What the statement doesn’t get around to actually saying is that MacLennan did not have an uninterrupted 22-year climb to the CEO’s office in Minnetonka.
He was back at Cargill by 2002, but that still means that MacLennan is the first CEO of this storied private company who isn’t really a Cargill lifer.
What his round trip shows is that Cargill isn’t the Cargill of 30 years ago. Its leadership correctly values talent enough to make room for an executive who once walked out.
Taking back a former employee is not exactly unheard of by an American business, but Cargill historically isn’t like most other businesses, and not just because it employs 140,000 people in 65 countries.
The Church is known for occasionally welcoming back an apostate. Cargill isn’t.
Cargill is run by Cargill people, and to most outsiders taking a job at Cargill looks like signing up for a career in the military.
A young officer may go from a glamorous junior staff job in the Pentagon to his next post as executive officer of a remote refueling depot in the Aleutians before going on to the Middle East. What that demonstrates to the big brass is an ability to handle new challenges. And, of course, it shows a particular kind of deep loyalty to an organization.
That’s the Cargill way, too.
Ernest Micek, elected CEO in 1995, was a 1959 graduate of the University of Wisconsin in chemical engineering who went to work for Cargill that year. He had held a variety of jobs in the United States and in Spain and was credited for leading the company’s business in corn milling.
Warren Staley went to work as a trainee at Cargill in 1969 and held management posts in the United States, Europe and South America. Thirty years after he started, he became CEO.
His successor is in the job now, Greg Page. Page joined the company as a trainee in the feed division in 1974, and in 1985 went to Singapore to direct Cargill’s animal nutrition operations in Asia. In 1992 he came back to the United States and later took over as sector president overseeing the company’s financial markets and beef and pork groups. He eventually became CEO in 2007.
That’s sort of the way MacLennan’s career was headed, too. Except for that Piper Jaffray part.
Piper was still part of U.S. Bancorp in 2000 when it named MacLennan as the new leader of a fixed-income group with 229 people. He was 41 years old at the time, heading a business unit and reporting to Piper’s CEO. It was an opportunity for a broader leadership role in a people-intensive business.

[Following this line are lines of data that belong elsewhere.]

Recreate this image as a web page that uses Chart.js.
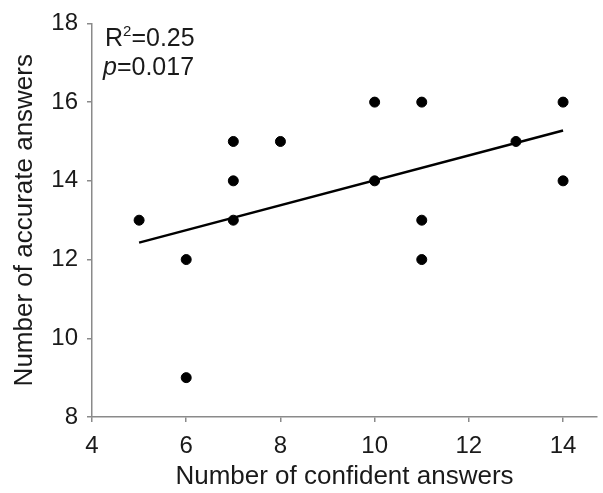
<!DOCTYPE html>
<html>
<head>
<meta charset="utf-8">
<script src="https://cdn.jsdelivr.net/npm/chart.js@4"></script>
<style>
  html, body { margin: 0; padding: 0; background: #fff; }
  #wrap { width: 603px; height: 493px; }
</style>
</head>
<body>
<div id="wrap"><canvas id="chart"></canvas></div>
<script>
// data
const confident = [5, 6, 6, 7, 7, 7, 8, 10, 10, 11, 11, 11, 13, 14, 14];
const accurate = [13, 12, 9, 15, 14, 13, 15, 16, 14, 16, 13, 12, 15, 16, 14];
const fitX = [5, 14];
const fitY = [12.43, 15.28];
const xTicks = [4, 6, 8, 10, 12, 14];
const yTicks = [8, 10, 12, 14, 16, 18];
const statR2 = '0.25';
const statP = '0.017';

const FONT = 'Liberation Sans, Arial, sans-serif';
const AXIS_GREY = '#8a8a8a';
const TEXT = '#1a1a1a';

const points = confident.map((x, i) => ({ x, y: accurate[i] }));
const fitLine = fitX.map((x, i) => ({ x, y: fitY[i] }));

const statsText = {
  id: 'statsText',
  afterDraw(chart) {
    const ctx = chart.ctx;
    ctx.save();
    ctx.fillStyle = TEXT;
    ctx.textBaseline = 'alphabetic';
    ctx.textAlign = 'left';
    ctx.font = '25px ' + FONT;
    let x = 105;
    ctx.fillText('R', x, 46);
    x += ctx.measureText('R').width;
    ctx.font = '15px ' + FONT;
    ctx.fillText('2', x, 36);
    x += ctx.measureText('2').width;
    ctx.font = '25px ' + FONT;
    ctx.fillText('=' + statR2, x, 46);

    x = 103;
    ctx.font = 'italic 25px ' + FONT;
    ctx.fillText('p', x, 75);
    x += ctx.measureText('p').width;
    ctx.font = '25px ' + FONT;
    ctx.fillText('=' + statP, x, 75);
    ctx.restore();
  }
};

new Chart(document.getElementById('chart'), {
  type: 'scatter',
  data: {
    datasets: [
      {
        type: 'line',
        data: fitLine,
        borderColor: '#000',
        borderWidth: 2.5,
        pointRadius: 0,
        fill: false,
        order: 2
      },
      {
        data: points,
        backgroundColor: '#000',
        borderColor: '#000',
        pointRadius: 5,
        pointHoverRadius: 5,
        order: 1
      }
    ]
  },
  options: {
    responsive: true,
    maintainAspectRatio: false,
    animation: false,
    events: [],
    layout: { padding: { top: 19, right: 0, left: 0, bottom: 0 } },
    plugins: { legend: { display: false }, tooltip: { enabled: false } },
    scales: {
      x: {
        type: 'linear',
        min: 4,
        max: 14.72,
        afterBuildTicks: s => { s.ticks = xTicks.map(value => ({ value })); },
        afterFit: s => { s.height = 76; },
        border: { color: AXIS_GREY, width: 1.5 },
        grid: { drawOnChartArea: false, color: AXIS_GREY, tickLength: 5, lineWidth: 1.5 },
        ticks: { color: TEXT, font: { family: FONT, size: 24 }, padding: 10, maxRotation: 0 },
        title: {
          display: true,
          text: 'Number of confident answers',
          color: TEXT,
          font: { family: FONT, size: 26 },
          padding: { top: 0, bottom: 1 }
        }
      },
      y: {
        min: 8,
        max: 18,
        afterBuildTicks: s => { s.ticks = yTicks.map(value => ({ value })); },
        afterFit: s => { s.width = 92; },
        border: { color: AXIS_GREY, width: 1.5 },
        grid: { drawOnChartArea: false, color: AXIS_GREY, tickLength: 5, lineWidth: 1.5 },
        ticks: { color: TEXT, font: { family: FONT, size: 24 }, padding: 9 },
        title: {
          display: true,
          text: 'Number of accurate answers',
          color: TEXT,
          font: { family: FONT, size: 26 },
          padding: { top: 9, bottom: 0 }
        }
      }
    }
  },
  plugins: [statsText]
});
</script>
</body>
</html>
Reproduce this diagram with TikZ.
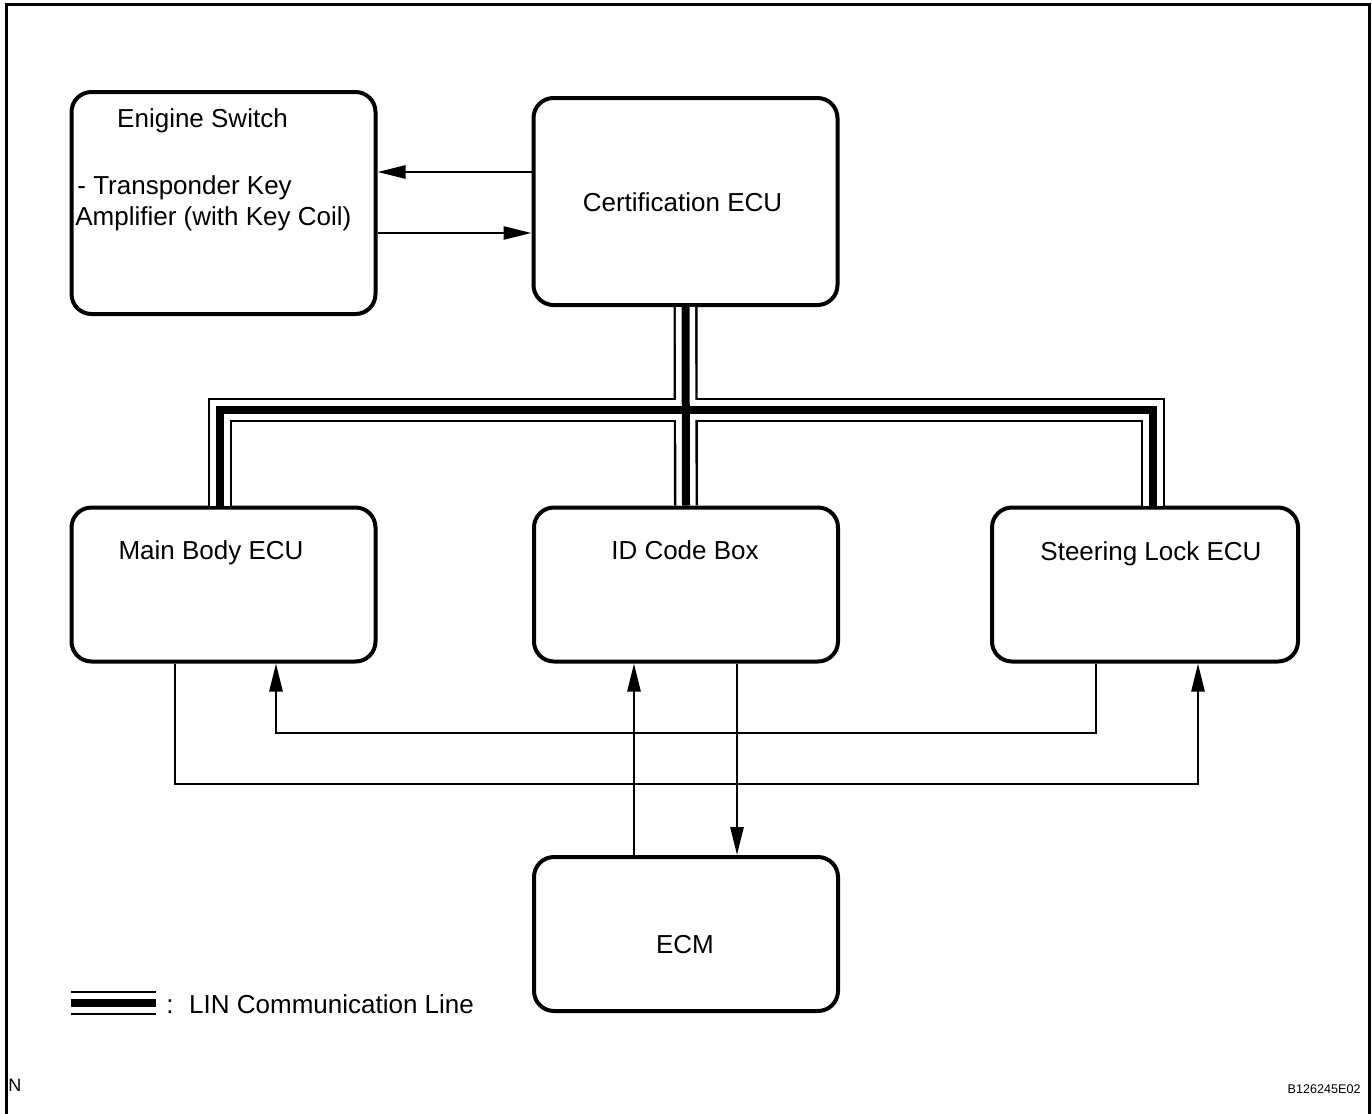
\documentclass[tikz,border=0pt]{standalone}
\usepackage{fontspec}
\setmainfont{Liberation Sans}
\usetikzlibrary{arrows.meta,positioning,calc}

\begin{document}
\begin{tikzpicture}[
    x=0.5pt, y=-0.5pt,
    font=\fontsize{13pt}{15.6pt}\selectfont,
    ecubox/.style={rectangle, rounded corners=10pt, draw, line width=2pt, minimum width=152pt, minimum height=#1, inner sep=0pt},
    ecubox/.default=77pt,
    lbl/.style={inner sep=0pt},
    conn/.style={line width=1.3pt},
    arrow/.style={conn, -{Triangle[length=14pt,width=6.5pt]}}
  ]
  \useasboundingbox (0,0) rectangle (1372,1114);
  \draw[line width=1.5pt] (6.5,1114) -- (6.5,4.7) -- (1369.5,4.7) -- (1369.5,1114);

  % boxes
  \node[ecubox=111pt] (eng) at (223.5,203) {};
  \node[ecubox=103.5pt] (cert) at (685.5,201.5) {};
  \node[ecubox] (mb) at (223.5,584.5) {};
  \node[ecubox] (idb) at (686,584.5) {};
  \node[ecubox, minimum width=153pt] (sl) at (1145,584.5) {};
  \node[ecubox] (ecm) at (686,934) {};

  % texts
  \node[lbl, anchor=base] (engtitle) at (202.5,127) {Enigine Switch};
  \node[lbl, anchor=base west] (engline1) at (77,194) {- Transponder Key};
  \node[lbl, anchor=base west] (engline2) at (75,225) {Amplifier (with Key Coil)};
  \node[lbl, anchor=base] (certtxt) at (682.5,211.5) {Certification ECU};
  \node[lbl, anchor=base] (mbtxt) at (211,559) {Main Body ECU};
  \node[lbl, anchor=base] (idbtxt) at (685,559) {ID Code Box};
  \node[lbl, anchor=base] (sltxt) at (1151,560) {Steering Lock ECU};
  \node[lbl, anchor=base] (ecmtxt) at (685,953) {ECM};

  % helper coordinates
  \coordinate (bus) at (686,410);
  \coordinate (dropL) at (220,0);
  \coordinate (dropR) at (1153,0);
  \coordinate (legA) at (71,1003);
  \coordinate (legB) at (156,1003);
  \coordinate (upY) at (0,172);
  \coordinate (dnY) at (0,233);
  \coordinate (mbL) at (175,0);
  \coordinate (mbR) at (276,0);
  \coordinate (slL) at (1096,0);
  \coordinate (slR) at (1198,0);
  \coordinate (idL) at (634,0);
  \coordinate (idR) at (737,0);
  \coordinate (lowA) at (0,733);
  \coordinate (lowB) at (0,784);

  % LIN lines
  \foreach \w/\c in {12pt/black, 9.6pt/white, 4pt/black} {
    \draw[line width=\w, \c] (mb.north -| dropL) |- (bus) -| (sl.north -| dropR);
    \draw[line width=\w, \c] (cert.south) -- (idb.north);
    \draw[line width=\w, \c] (legA) -- (legB);
  }
  \node[lbl, anchor=base west] (legtxt) at (166,1013) {:\hspace{0.6em}LIN Communication Line};

  % signal lines
  \draw[arrow] (cert.west |- upY) -- (eng.east |- upY);
  \draw[arrow] (eng.east |- dnY) -- (cert.west |- dnY);
  \draw[arrow] (mb.south -| mbL) |- (lowB -| slR) -- (sl.south -| slR);
  \draw[arrow] (sl.south -| slL) |- (lowA -| mbR) -- (mb.south -| mbR);
  \draw[arrow] (ecm.north -| idL) -- (idb.south -| idL);
  \draw[arrow] (idb.south -| idR) -- (ecm.north -| idR);

  \node[lbl, anchor=base west, font=\fontsize{9pt}{11pt}\selectfont] (ntxt) at (8,1091) {N};
  \node[lbl, anchor=base east, font=\fontsize{6.3pt}{7.5pt}\selectfont] (figid) at (1361,1093) {B126245E02};
\end{tikzpicture}
\end{document}
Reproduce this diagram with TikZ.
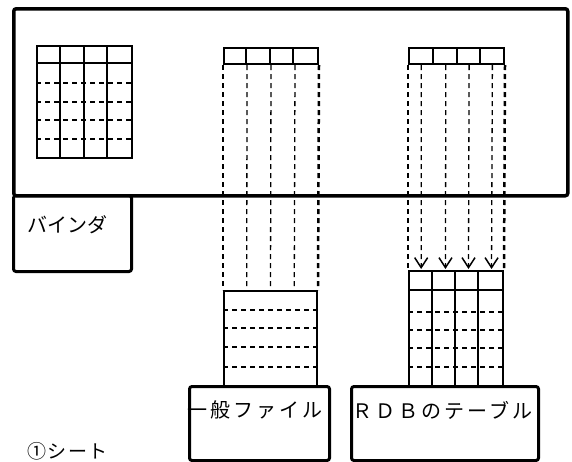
\documentclass[tikz,border=0pt]{standalone}
\usepackage{fontspec}
\newfontfamily\jp{Noto Sans CJK JP}
\usetikzlibrary{calc,arrows.meta}
\tikzset{
  thickbox/.style={draw, line width=3pt, rounded corners=2.5pt},
  tbl/.style={draw, line width=2pt, inner sep=0pt, anchor=north west},
  inner/.style={line width=1.5pt},
  rowdash/.style={line width=1.1pt, dash pattern=on 5pt off 4pt},
  coldash/.style={line width=1.3pt, dash pattern=on 5pt off 4pt},
  edgedash/.style={line width=2.5pt, dash pattern=on 5pt off 4pt},
  lbl/.style={font=\jp\fontsize{20}{22}\selectfont, inner sep=0pt},
}
\begin{document}
\begin{tikzpicture}[x=1pt,y=-1pt]
\useasboundingbox (0,0) rectangle (572,461);
% sheet and binder
\node[thickbox, line width=3.5pt, minimum width=554pt, minimum height=187pt, anchor=north west, inner sep=0pt] (sheet) at (12,7) {};
\node[thickbox, minimum width=118pt, minimum height=76pt, anchor=north west, inner sep=0pt] (binder) at (12,194) {};
\node[lbl, anchor=west] (bt) at (27,225) {バインダ};
% left table (in sheet)
\node[tbl, minimum width=95pt, minimum height=112pt] (lt) at (36,45) {};
\draw[tbl] (36,63) -- (131,63);
\foreach \x in {60,84,107} \draw[inner] (\x,45) -- (\x,157);
\foreach \y in {83,102,120,139} \draw[rowdash] (36,\y) -- (131,\y);
% middle header
\node[tbl, minimum width=94pt, minimum height=16pt] (mh) at (223,47) {};
\foreach \x in {246,270,293} \draw[inner] (\x,47) -- (\x,63);
% middle lower box (general file)
\node[tbl, minimum width=93pt, minimum height=95pt] (mb) at (223,290) {};
\foreach \y in {310,328,347,367} \draw[rowdash] (223,\y) -- (316,\y);
% middle dashed lines
\draw[edgedash] (mh.south west) -- (mb.north west);
\draw[edgedash] (mh.south east) -- (mb.north east);
\foreach \f in {0.25,0.5,0.75}
  \draw[coldash] ($(mh.south west)!\f!(mh.south east)$) -- ($(mb.north west)!\f!(mb.north east)$);
% right header
\node[tbl, minimum width=95pt, minimum height=16pt] (rh) at (408,47) {};
\foreach \x in {433,457,480} \draw[inner] (\x,47) -- (\x,63);
% right lower table (RDB)
\node[tbl, minimum width=94pt, minimum height=115pt] (rb) at (408,270) {};
\draw[tbl] (408,290) -- (502,290);
\foreach \x in {432,455,478} \draw[inner] (\x,270) -- (\x,385);
\foreach \y in {312,330,348,367} \draw[rowdash] (408,\y) -- (502,\y);
% right dashed lines with arrows
\draw[edgedash] (rh.south west) -- (rb.north west);
\draw[edgedash] (rh.south east) -- (rb.north east);
\foreach \f in {0.137,0.39,0.63,0.87}
  \draw[coldash, -{Straight Barb[length=10pt,width=13pt,line width=1.5pt]}] ($(rh.south west)!\f!(rh.south east)$) -- ($(rb.north west)!\f!(rb.north east)+(0,-1)$);
% label boxes
\node[thickbox, fill=white, minimum width=140pt, minimum height=74pt, anchor=north west, inner sep=0pt] (gf) at (188,385) {};
\node[lbl, anchor=west] (gft) at (187,410) {\addfontfeatures{LetterSpace=15}一般ファイル};
\node[thickbox, fill=white, minimum width=187pt, minimum height=74pt, anchor=north west, inner sep=0pt] (rdb) at (350,385) {};
\node[lbl, anchor=west] (rdbt) at (352,410) {\addfontfeatures{LetterSpace=15}ＲＤＢのテーブル};
% caption
\node[lbl, font=\jp\fontsize{19}{21}\selectfont, anchor=west] (cap) at (27,451) {\addfontfeatures{LetterSpace=8}①シート};
\end{tikzpicture}
\end{document}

And he was not new to financial services. His last job at Cargill had been CFO of Cargill Financial Services, and just before that post he had been managing director of Cargill’s European value investment group, overseeing investments in distressed debt and other assets.
What could MacLennan have learned riding herd on Piper’s bond traders and salespeople? No matter how well he prepared, MacLennan had to have been startled by the cultural differences between Cargill and a broker dealer.